Мы были в Майами-Бич, скорее всего на Коллинз-авеню. Я тоже не была уверена, что понимаю, чего хочет мой отец. Скорее всего он решил, что мы сможем найти корт. В конце концов, мы были во Флориде, месте, где тренировались сестры Уильямс и Анна Курникова, в раю для теннисистов. И вот мы шли все дальше и дальше, проходя квартал за кварталом, и оглядывались в поисках корта. Время от времени Юрий замечал корт – сквозь живую изгородь, через решетку – хватал меня за руку и бросался к нему. И каждый раз его останавливал русский с самолета.
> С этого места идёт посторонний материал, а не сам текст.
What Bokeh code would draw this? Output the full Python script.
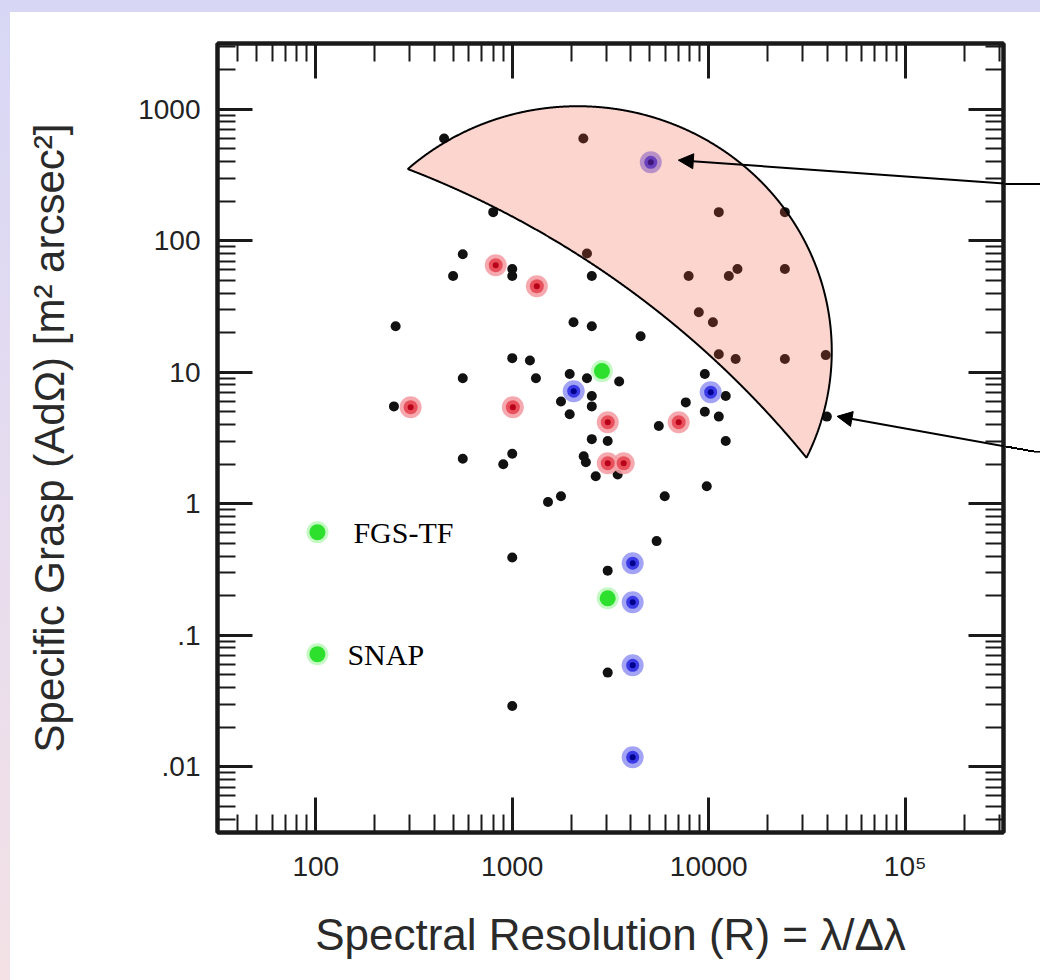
import numpy as np
from bokeh.plotting import figure
from bokeh.models import (LogAxis, FixedTicker, Arrow, NormalHead, Label, Range1d)
from bokeh.embed import file_html
from bokeh.resources import INLINE

# ---------------- data ----------------
black_R = [450, 2300, 800, 11250, 24400, 560, 2400, 500, 1000, 1000, 2540, 7900,
           12650, 14000, 24400, 8900, 10500, 255, 2050, 2540, 4500, 11250, 13700,
           24400, 39400, 1000, 1230, 560, 1320, 1960, 2400, 3500, 9550, 12200, 2540,
           2540, 7640, 1770, 1960, 5570, 9550, 11250, 39900, 2540, 3060, 12200, 2310,
           2370, 2660, 3440, 1770, 1520, 5970, 9770, 5430, 1000, 3060, 3060, 1000,
           250, 560, 900, 1000]
black_G = [600, 600, 165, 165, 165, 79, 80, 54, 61, 54, 54, 54,
           54, 61, 61, 28.6, 24, 22.4, 24, 22.4, 18.8, 13.7, 12.6,
           12.6, 13.5, 12.8, 12.3, 9.0, 9.0, 9.7, 9.0, 8.5, 9.7, 6.6, 6.6,
           5.5, 5.9, 6.0, 4.8, 3.9, 5.0, 4.6, 4.6, 3.1, 3.0, 3.0, 2.3,
           2.07, 1.62, 1.67, 1.14, 1.03, 1.14, 1.36, 0.52, 0.39, 0.31, 0.052, 0.029,
           5.5, 2.2, 2.0, 2.4]

red_R = [824, 1334, 304, 1007, 3062, 7030, 3062, 3690]
red_G = [65.2, 45.1, 5.42, 5.42, 4.17, 4.17, 2.03, 2.03]

blue_R = [5070, 2055, 10230, 4100, 4100, 4100, 4100]
blue_G = [395, 7.18, 7.05, 0.353, 0.178, 0.0591, 0.0118]

green_R = [2860, 3060, 102, 102]
green_G = [10.2, 0.191, 0.607, 0.0717]
green_names = ["", "", "FGS-TF", "SNAP"]

x_ticks = [100, 1000, 10000, 100000]
x_tick_labels = ["100", "1000", "10000", "10\u2075"]
y_ticks = [0.01, 0.1, 1, 10, 100, 1000]
y_tick_labels = [".01", ".1", "1", "10", "100", "1000"]

x_title = "Spectral Resolution (R) = \u03bb/\u0394\u03bb"
y_title = "Specific Grasp (Ad\u03a9) [m\u00b2 arcsec\u00b2]"

# highlighted crescent region: outer / inner ellipses in log10 space
outer_center = (3.333, 1.160)
outer_radii = (1.293, 1.863)
inner_center = (0.720, -4.255)
inner_radii = (4.875, 7.285)

# arrows (annotation): tail -> head in data units
arrow_x_start = [5.0e5, 5.0e5]
arrow_y_start = [260, 2.42]
arrow_x_end = [7000, 45000]
arrow_y_end = [410, 4.62]

# ---------------- geometry ----------------
W, H = 1040, 980
BL, BR, BT, BB = 217, 37, 43, 148
XLOG = (1.5, 5.5)
YLOG = (-2.5, 3.5)
FW, FH = W - BL - BR, H - BT - BB


def to_px(x, y):
    px = BL + (np.log10(x) - XLOG[0]) / (XLOG[1] - XLOG[0]) * FW
    py = BT + (YLOG[1] - np.log10(y)) / (YLOG[1] - YLOG[0]) * FH
    return px, py


# page decoration (css background): lavender strips + arrow tails outside the frame
layers = []
fr = BL + FW
for xs, ys, xe, ye in zip(arrow_x_start, arrow_y_start, arrow_x_end, arrow_y_end):
    sx, sy = to_px(xs, ys)
    ex, ey = to_px(xe, ye)
    t = (fr - sx) / (ex - sx)
    cy = sy + t * (ey - sy)
    t2 = (W - sx) / (ex - sx)
    sy2 = sy + t2 * (ey - sy)
    wbox = W - fr
    hbox = abs(sy2 - cy)
    if hbox < 3:
        layers.append("linear-gradient(#000,#000) %.1fpx %.1fpx / %.1fpx 2px no-repeat"
                      % (fr, (cy + sy2) / 2 - 1, wbox))
    else:
        direction = "to top right" if sy2 > cy else "to bottom right"
        layers.append("linear-gradient(%s, transparent calc(50%% - 1px), #000 calc(50%% - 1px), "
                      "#000 calc(50%% + 1px), transparent calc(50%% + 1px)) %.1fpx %.1fpx / %.1fpx %.1fpx no-repeat"
                      % (direction, fr, min(cy, sy2), wbox, hbox))
layers.append("linear-gradient(#d7d7f5,#d7d7f5) 0 0 / 100% 12px no-repeat")
layers.append("linear-gradient(to bottom, #d7d7f5, #e6dcef 50%, #f3e1e5) 0 0 / 10px 100% no-repeat")
layers.append("#ffffff")

# ---------------- figure ----------------
p = figure(width=W, height=H, x_axis_type="log", y_axis_type="log",
           x_range=Range1d(10 ** XLOG[0], 10 ** XLOG[1]), y_range=Range1d(10 ** YLOG[0], 10 ** YLOG[1]),
           output_backend="svg", toolbar_location=None,
           min_border_left=BL, min_border_right=BR, min_border_top=BT, min_border_bottom=BB,
           styles={"background": ", ".join(layers)})
p.background_fill_color = "white"
p.border_fill_color = None
p.outline_line_color = "#1a1a1a"
p.outline_line_width = 4
p.xgrid.visible = False
p.ygrid.visible = False

# axes
x_minor = [m * 10.0 ** k for k in range(1, 6) for m in range(2, 10)]
y_minor = [m * 10.0 ** k for k in range(-3, 4) for m in range(2, 10)]


def style_axis(ax, ticks, minor, labels):
    ax.ticker = FixedTicker(ticks=ticks, minor_ticks=minor)
    ax.major_tick_in = 35
    ax.major_tick_out = 0
    ax.minor_tick_in = 18
    ax.minor_tick_out = 0
    ax.major_tick_line_width = 3
    ax.minor_tick_line_width = 2
    ax.major_tick_line_color = "#1a1a1a"
    ax.minor_tick_line_color = "#1a1a1a"
    ax.axis_line_width = 4
    ax.axis_line_color = "#1a1a1a"
    ax.major_label_overrides = {t: l for t, l in zip(ticks, labels)}
    ax.major_label_text_font = "Liberation Sans"
    ax.major_label_text_font_size = "28px"
    ax.major_label_text_color = "#222222"
    ax.axis_label_text_font = "Liberation Sans"
    ax.axis_label_text_font_size = "42px"
    ax.axis_label_text_font_style = "normal"
    ax.axis_label_text_color = "#2a2a2a"


xa = p.xaxis[0]
ya = p.yaxis[0]
style_axis(xa, x_ticks, x_minor, x_tick_labels)
style_axis(ya, y_ticks, y_minor, y_tick_labels)
xa.axis_label = x_title
ya.axis_label = y_title
xa.axis_label_text_font_size = "44px"
xa.major_label_standoff = 18
xa.axis_label_standoff = 25
ya.major_label_standoff = 17
ya.axis_label_standoff = 62

top_ax = LogAxis()
right_ax = LogAxis()
style_axis(top_ax, x_ticks, x_minor, [""] * len(x_ticks))
style_axis(right_ax, y_ticks, y_minor, [""] * len(y_ticks))
top_ax.major_label_text_font_size = "0px"
right_ax.major_label_text_font_size = "0px"
top_ax.major_label_standoff = 0
right_ax.major_label_standoff = 0
p.add_layout(top_ax, "above")
p.add_layout(right_ax, "right")

# ---------------- points ----------------
p.scatter(black_R, black_G, size=10, fill_color="#111111", line_color=None)

p.scatter(red_R, red_G, size=22, fill_color="#f4a0a6", fill_alpha=0.9, line_color=None)
p.scatter(red_R, red_G, size=14, fill_color="#e8505c", line_color=None)
p.scatter(red_R, red_G, size=6, fill_color="#b80018", line_color=None)

p.scatter(blue_R, blue_G, size=22, fill_color="#8c8cf2", fill_alpha=0.8, line_color=None)
p.scatter(blue_R, blue_G, size=13, fill_color="#3a3ae6", line_color=None)
p.scatter(blue_R, blue_G, size=6, fill_color="#00008c", line_color=None)

p.scatter(green_R, green_G, size=22, fill_color="#55ee55", fill_alpha=0.35, line_color=None)
p.scatter(green_R, green_G, size=16, fill_color="#2ee02e", line_color=None)

for gx, gy, name in zip(green_R, green_G, green_names):
    if name:
        p.add_layout(Label(x=gx, y=gy, text=name, x_offset=30 if name == "SNAP" else 36,
                           text_baseline="middle", text_align="left",
                           text_font="Liberation Serif", text_font_size="30px",
                           text_color="#000000"))

# ---------------- highlighted crescent ----------------
t = np.linspace(-np.pi, np.pi, 3000)
ou = outer_center[0] + outer_radii[0] * np.cos(t)
ov = outer_center[1] + outer_radii[1] * np.sin(t)
keep_o = ((ou - inner_center[0]) / inner_radii[0]) ** 2 + ((ov - inner_center[1]) / inner_radii[1]) ** 2 >= 1
s = np.linspace(0, np.pi / 2, 3000)
iu = inner_center[0] + inner_radii[0] * np.cos(s)
iv = inner_center[1] + inner_radii[1] * np.sin(s)
keep_i = ((iu - outer_center[0]) / outer_radii[0]) ** 2 + ((iv - outer_center[1]) / outer_radii[1]) ** 2 <= 1
pu = np.concatenate([ou[keep_o], iu[keep_i][::-1]])
pv = np.concatenate([ov[keep_o], iv[keep_i][::-1]])
p.patch(10 ** pu, 10 ** pv, fill_color="#f85840", fill_alpha=0.25,
        line_color="black", line_width=2)

# ---------------- arrows ----------------
for xs, ys, xe, ye in zip(arrow_x_start, arrow_y_start, arrow_x_end, arrow_y_end):
    p.add_layout(Arrow(end=NormalHead(size=15, fill_color="black", line_color="black"),
                       x_start=xs, y_start=ys, x_end=xe, y_end=ye,
                       line_color="black", line_width=2))

open("out.html", "w").write(file_html(p, INLINE))
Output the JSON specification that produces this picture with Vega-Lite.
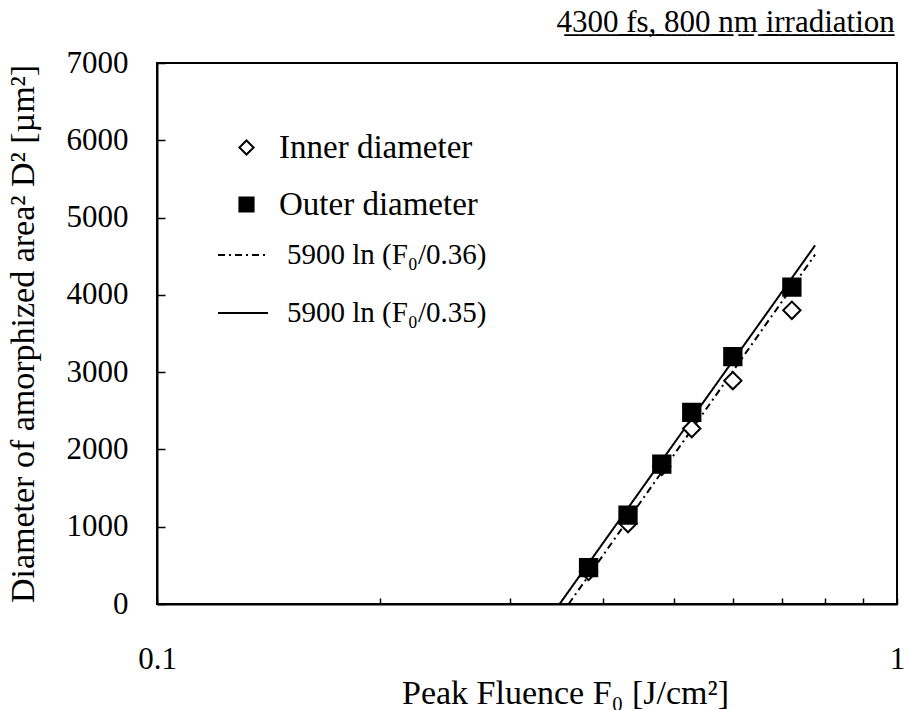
{
  "$schema": "https://vega.github.io/schema/vega-lite/v6.json",
  "width": 740,
  "height": 541,
  "autosize": {"type": "none"},
  "padding": {"left": 157, "top": 63, "right": 7, "bottom": 106},
  "background": "white",
  "title": {
    "text": "4̲3̲0̲0̲ ̲f̲s̲,̲ ̲8̲0̲0̲ ̲n̲m̲ ̲i̲r̲r̲a̲d̲i̲a̲t̲i̲o̲n̲",
    "anchor": "end",
    "font": "'Liberation Serif', 'DejaVu Serif', serif",
    "fontSize": 31,
    "fontWeight": "normal",
    "color": "black",
    "offset": 8,
    "dx": -10
  },
  "config": {
    "font": "'Liberation Serif', 'DejaVu Serif', serif",
    "view": {"stroke": "black", "strokeWidth": 2},
    "axis": {
      "labelFont": "'Liberation Serif', 'DejaVu Serif', serif",
      "titleFont": "'Liberation Serif', 'DejaVu Serif', serif",
      "labelFontSize": 31,
      "titleFontSize": 34,
      "titleFontWeight": "normal",
      "labelColor": "black",
      "titleColor": "black",
      "domainColor": "black",
      "domainWidth": 2,
      "tickColor": "black",
      "tickWidth": 1.5,
      "grid": false
    },
    "legend": {
      "labelFont": "'Liberation Serif', 'DejaVu Serif', serif",
      "labelColor": "black",
      "labelLimit": 400
    }
  },
  "datasets": {
    "pts": [
      {"F": 0.383, "D2": 420, "series": "Inner diameter"},
      {"F": 0.433, "D2": 1040, "series": "Inner diameter"},
      {"F": 0.481, "D2": 1780, "series": "Inner diameter"},
      {"F": 0.528, "D2": 2270, "series": "Inner diameter"},
      {"F": 0.600, "D2": 2890, "series": "Inner diameter"},
      {"F": 0.721, "D2": 3800, "series": "Inner diameter"},
      {"F": 0.383, "D2": 470, "series": "Outer diameter"},
      {"F": 0.433, "D2": 1150, "series": "Outer diameter"},
      {"F": 0.481, "D2": 1810, "series": "Outer diameter"},
      {"F": 0.528, "D2": 2480, "series": "Outer diameter"},
      {"F": 0.600, "D2": 3200, "series": "Outer diameter"},
      {"F": 0.721, "D2": 4100, "series": "Outer diameter"}
    ],
    "fits": [
      {"F": 0.36, "D2": 0, "fit": "5900 ln (F₀/0.36)"},
      {"F": 0.775, "D2": 4520, "fit": "5900 ln (F₀/0.36)"},
      {"F": 0.35, "D2": 0, "fit": "5900 ln (F₀/0.35)"},
      {"F": 0.775, "D2": 4640, "fit": "5900 ln (F₀/0.35)"}
    ]
  },
  "encoding": {
    "x": {
      "field": "F",
      "type": "quantitative",
      "scale": {"type": "log", "domain": [0.1, 1], "nice": false},
      "axis": {
        "title": "Peak Fluence F₀ [J/cm²]",
        "values": [0.1, 0.2, 0.3, 0.4, 0.5, 0.6, 0.7, 0.8, 0.9, 1],
        "labelExpr": "datum.value == 0.1 ? '0.1' : (datum.value == 1 ? '1' : '')",
        "tickSize": -6,
        "labelPadding": 46,
        "titlePadding": 2,
        "titleX": 408,
        "titleAlign": "center",
        "labelFlush": false,
        "labelOverlap": false
      }
    },
    "y": {
      "field": "D2",
      "type": "quantitative",
      "scale": {"domain": [0, 7000], "nice": false},
      "axis": {
        "title": "Diameter of amorphized area² D² [µm²]",
        "values": [0, 1000, 2000, 3000, 4000, 5000, 6000, 7000],
        "format": "d",
        "tickSize": -8,
        "labelPadding": 37,
        "titlePadding": 26
      }
    }
  },
  "layer": [
    {
      "data": {"name": "fits"},
      "mark": {"type": "line", "color": "black", "strokeWidth": 2, "clip": true},
      "encoding": {
        "detail": {"field": "fit"},
        "strokeDash": {
          "field": "fit",
          "type": "nominal",
          "scale": {
            "domain": ["5900 ln (F₀/0.36)", "5900 ln (F₀/0.35)"],
            "range": [[7, 4, 2, 4], [1, 0]]
          },
          "legend": {
            "title": null,
            "orient": "none",
            "legendX": 60,
            "legendY": 166,
            "symbolType": "stroke",
            "symbolSize": 2500,
            "symbolStrokeWidth": 2,
            "symbolStrokeColor": "black",
            "labelFontSize": 29,
            "labelOffset": 18,
            "rowPadding": 17
          }
        }
      }
    },
    {
      "data": {"name": "pts"},
      "mark": {"type": "point", "filled": true, "stroke": "black", "strokeWidth": 2, "size": 300, "opacity": 1},
      "encoding": {
        "shape": {
          "field": "series",
          "type": "nominal",
          "scale": {"domain": ["Inner diameter", "Outer diameter"], "range": ["diamond", "square"]},
          "legend": {
            "title": null,
            "orient": "none",
            "legendX": 73,
            "legendY": 68,
            "symbolSize": 200,
            "symbolStrokeWidth": 2,
            "labelFontSize": 33,
            "labelOffset": 16,
            "rowPadding": 23
          }
        },
        "fill": {
          "field": "series",
          "type": "nominal",
          "scale": {"domain": ["Inner diameter", "Outer diameter"], "range": ["white", "black"]},
          "legend": {
            "title": null,
            "orient": "none",
            "legendX": 73,
            "legendY": 68,
            "symbolSize": 200,
            "symbolStrokeWidth": 2,
            "labelFontSize": 33,
            "labelOffset": 16,
            "rowPadding": 23
          }
        }
      }
    }
  ]
}
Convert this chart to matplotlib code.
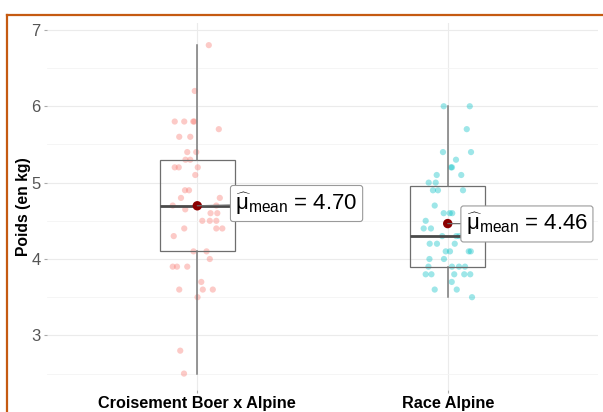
import matplotlib
matplotlib.use("Agg")
import matplotlib.pyplot as plt
from matplotlib.lines import Line2D
import numpy as np

plt.rcParams['font.family'] = ['Liberation Sans', 'DejaVu Sans']
plt.rcParams['mathtext.fontset'] = 'custom'
plt.rcParams['mathtext.rm'] = 'Liberation Sans'
plt.rcParams['mathtext.it'] = 'Liberation Sans:italic'
plt.rcParams['mathtext.bf'] = 'Liberation Sans:bold'

# ---- data ----
categories = ["Croisement Boer x Alpine", "Race Alpine"]

boer_values = [6.8, 6.2, 5.8, 5.8, 5.8, 5.8, 5.7, 5.6, 5.6, 5.4, 5.4, 5.3, 5.3,
               5.2, 5.2, 5.2, 5.1, 4.9, 4.9, 4.8, 4.8, 4.7, 4.7, 4.7, 4.65,
               4.6, 4.6, 4.5, 4.5, 4.5, 4.4, 4.4, 4.4, 4.3, 4.1, 4.1, 4.0,
               3.9, 3.9, 3.9, 3.7, 3.6, 3.6, 3.6, 3.5, 2.8, 2.5]
boer_jitter = [0.046, -0.010, -0.090, -0.052, -0.016, -0.012, 0.086, -0.072, -0.028,
               -0.040, -0.004, -0.047, -0.028, -0.090, -0.074, 0.002, -0.008,
               -0.049, -0.033, -0.065, 0.090, -0.098, 0.076, 0.0, -0.048,
               0.053, 0.080, 0.020, 0.050, 0.076, -0.052, 0.076, 0.100, -0.094,
               -0.015, 0.037, 0.050, -0.098, -0.081, -0.040, 0.016, -0.072,
               0.022, 0.062, 0.001, -0.068, -0.053]

alpine_values = [6.0, 6.0, 5.7, 5.4, 5.4, 5.3, 5.2, 5.2, 5.1, 5.1, 5.0, 5.0,
                 4.9, 4.9, 4.9, 4.7, 4.6, 4.6, 4.6, 4.5, 4.4, 4.4, 4.3, 4.3,
                 4.3, 4.2, 4.2, 4.2, 4.1, 4.1, 4.1, 4.1, 4.0, 4.0, 3.9, 3.9,
                 3.9, 3.9, 3.8, 3.8, 3.8, 3.8, 3.8, 3.7, 3.6, 3.6, 3.5]
alpine_jitter = [-0.016, 0.088, 0.076, -0.019, 0.093, 0.033, 0.013, 0.017, -0.044,
                 0.054, -0.076, -0.048, -0.059, -0.039, 0.061, -0.052, -0.016,
                 0.008, 0.018, -0.088, -0.096, -0.067, -0.022, 0.034, 0.046,
                 -0.072, -0.043, 0.028, -0.008, 0.009, 0.084, 0.092, -0.073,
                 -0.015, -0.077, 0.017, 0.045, 0.069, -0.088, -0.065, 0.026,
                 0.066, 0.090, 0.016, -0.052, 0.036, 0.097]

groups = [boer_values, alpine_values]
jitters = [boer_jitter, alpine_jitter]
point_colors = ["#F8766D", "#00BFC4"]
label_dx = [0.152, 0.072]
label_dy = [0.03, -0.005]

yticks = [3, 4, 5, 6, 7]
ylabel = "Poids (en kg)"

# ---- figure ----
fig = plt.figure(figsize=(6.03, 4.12), dpi=100)
ax = fig.add_axes([47 / 603, 1 - 390 / 412, (598 - 47) / 603, (390 - 23) / 412])

positions = np.arange(1, len(categories) + 1)

# points
for pos, vals, jit, col in zip(positions, groups, jitters, point_colors):
    ax.scatter(pos + np.array(jit), vals, s=20, color=col, alpha=0.38,
               edgecolors='none', zorder=2)

# boxplot
bp = ax.boxplot(groups, positions=positions, widths=0.3, showfliers=False,
                showcaps=False, whis=1.5, patch_artist=True, zorder=3,
                manage_ticks=False,
                boxprops=dict(facecolor='none', edgecolor='#6E6E6E', linewidth=0.9),
                whiskerprops=dict(color='#7A7A7A', linewidth=1.1),
                medianprops=dict(color='#4A4A4A', linewidth=2.0))

# means
means = [np.mean(g) for g in groups]
ax.scatter(positions, means, s=46, color='#8B0000', zorder=5, edgecolors='none')

for pos, m, dx, dy in zip(positions, means, label_dx, label_dy):
    ax.annotate(r"$\widehat{\mathrm{\mu}}_{\mathrm{mean}}$" + f" = {m:.2f}",
                xy=(pos, m), xytext=(pos + dx, m + dy), textcoords='data',
                ha='left', va='center', fontsize=16, color='black', zorder=6,
                bbox=dict(boxstyle='round,pad=0.22,rounding_size=0.12',
                          fc='white', ec='#9A9A9A', lw=0.8),
                arrowprops=dict(arrowstyle='-', color='#6E6E6E', lw=0.9,
                                shrinkA=0, shrinkB=0))

ax.set_xlim(0.4, 2.6)
ax.set_ylim(2.285, 7.09)

# grid
ax.set_yticks(yticks)
ax.set_yticks([2.5, 3.5, 4.5, 5.5, 6.5], minor=True)
ax.set_xticks(positions)
ax.grid(True, which='major', color='#EBEBEB', linewidth=0.8)
ax.grid(True, which='minor', axis='y', color='#F4F4F4', linewidth=0.6)
ax.set_axisbelow(True)
for s in ax.spines.values():
    s.set_visible(False)

ax.set_xticklabels(categories, fontsize=11.7, fontweight='bold', color='black')
ax.set_yticklabels([str(t) for t in yticks], fontsize=12, color='#555555')
ax.tick_params(axis='y', which='major', length=2.5, color='#AAAAAA', pad=2)
ax.tick_params(axis='y', which='minor', length=0)
ax.tick_params(axis='x', length=2, color='#AAAAAA', pad=2)
ax.set_ylabel(ylabel, fontsize=11.3, fontweight='bold', labelpad=0.5)

# orange frame
fig.add_artist(Line2D([7 / 603, 1.0], [1 - 14.5 / 412, 1 - 14.5 / 412],
                      transform=fig.transFigure, color='#C55A11', lw=1.6))
fig.add_artist(Line2D([7 / 603, 7 / 603], [0.0, 1 - 14.5 / 412],
                      transform=fig.transFigure, color='#C55A11', lw=1.6))

fig.savefig("out.png", dpi=100, facecolor='white')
– Нет, Юрий. Нельзя. Это частный корт.

Папа все еще жил советскими понятиями, что все вокруг общее.

– Нет, Юрий. Не в Америке.

Мы продолжали идти и, наконец, заметили несколько кортов возле плавательного бассейна. Они принадлежали отелю, и рядом с ними люди нежились в шезлонгах. Отец поговорил с человеком, который отвечал за бассейн и за корты. Наш попутчик переводил. Папа объяснил всю ситуацию, рассказал, как он с дочерью, потенциальным членом российской детской команды по теннису, только что прилетел из Москвы и сказал, что мне необходимо тренироваться. Мужчина осмотрел меня с ног до головы. Я была прелестное дитя. Мужчина сказал ОК. Мы устроились на корте и проделали весь наш обычный комплекс: побегали, растянулись, подготовились и начали отрабатывать удары. Сначала неторопливо, и мяч летал по корту по ленивой параболе. Потом мы стали ускоряться и перебрасываться мячом с задней линии. Было ранее утро, я была совсем крохой, но я реально владела мячом. Каждый форхенд я заканчивала небольшим закручиванием мяча так, как учил меня Юдкин. Стонала ли я в то время во время удара? Возможно. Это происходит бессознательно и всегда было частью моей игры. Было необычно видеть такую малышку, которая настойчиво наносит сильные удары по мячу. Это вызывало любопытство. Люди, сидевшие у бассейна, подходили ближе, чтобы получше видеть происходящее. Потом их стало больше. Прошло совсем немного времени, и вокруг нас стояла целая толпа из нескольких десятков туристов, которые провожали взглядами каждый мяч.

Таким было мое первое утро в Америке.

Мы поработали около часа, а потом уселись в тени зонта, чтобы немного охладиться. Люди стояли вокруг нас и задавали вопросы. В толпе оказалась пара пожилых поляков. Они представились, но сейчас я не помню их имен. И папа тоже. Смешно, что мы не запомнили ни имен, ни примет людей, которые оказались для нас так важны в эти первые несколько часов в Америке. Без них, если бы нам не повезло их встретить, кто его знает, как развивались бы дальнейшие события. Я хотела бы рассказать вам, как они выглядели и как мило они себя вели, но, честно говоря, в голове у меня осталась всего одна деталь, правда самая главная. Они говорили по-русски. Юрий был счастлив встретить людей, с которыми мог общаться. Они рассказали ему, что являются поклонниками тенниса, любят и следят за этим видом спорта. Сказали, что видели Монику Селеш и Андре Агасси в моем возрасте и что я ничуть не хуже их. Мой отец рассказал им нашу историю – о том, как мы ранним утром прилетели из Москвы, о тренере детской команды, который так и не появился, о сне на полу в гостиничном номере, о телефонных звонках.

– И что же вы собираетесь делать?

Отец сказал, что мы каким-то образом доберемся до теннисной академии Рика Маччи в Бока-Ратон.

– Там тренировались сестры Уильямс, – объяснил он. – Когда они увидят Машу, все будет в порядке. Единственная проблема в том, что я не знаю, где находится Бока – Ратон и как туда добраться.

– Не волнуйтесь, – сказала полячка, – мы отвезем вас туда.

В жизни приходится слышать много негативного об окружающем нас мире и людях, которые в нем живут. В детстве нам велят не говорить с незнакомцами. Когда мы вырастаем, нас предупреждают о преступниках. Но факт остается фактом – в те первые дни нас постоянно выручали именно незнакомые люди. Это не было частью нашего плана, но мы были готовы отдать себя в руки счастливого случая.